Jake Cronenworth went 4-for-4 with a two-run triple and four RBIs in the second game, while Manny Machado launched a three-run homer in the ninth to break the game open as San Diego presented manager Mike Shildt with his first victory in a Padres uniform.
Shildt said the 16-hour flight to and from Seoul should help build a team camaraderie that might not have existed last year. Picked by some to win the World Series with a lineup consisting of Machado, Juan Soto, Fernando Tatis Jr. and Xander Bogaerts, the Padres finished 82-80 and missed the playoffs in perhaps the most disappointing season in franchise history. Soto was traded to the New York Yankees in the offseason.
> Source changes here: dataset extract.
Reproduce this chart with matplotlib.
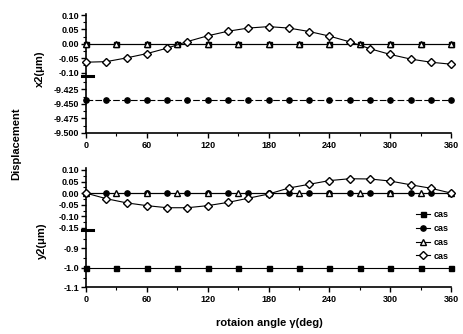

“You go to Seoul and there’s a next level of togetherness, you know, a long plane ride, a different country,” Shildt said. “We had that experience to do it together, which allowed some opportunity for us to get together and just enjoy some off-the-field time.”
San Diego will pitch Yu Darvish, who opened the season on March 20 against Los Angeles. He lasted 3 2/3 innings and 72 pitches, permitting two hits and an unearned run with three walks and three strikeouts.
Darvish is 2-3 with a 6.23 ERA in 11 career starts against the Giants, while Webb is 3-2 with a 2.50 ERA in 10 career games, nine of them starts, against the Padres.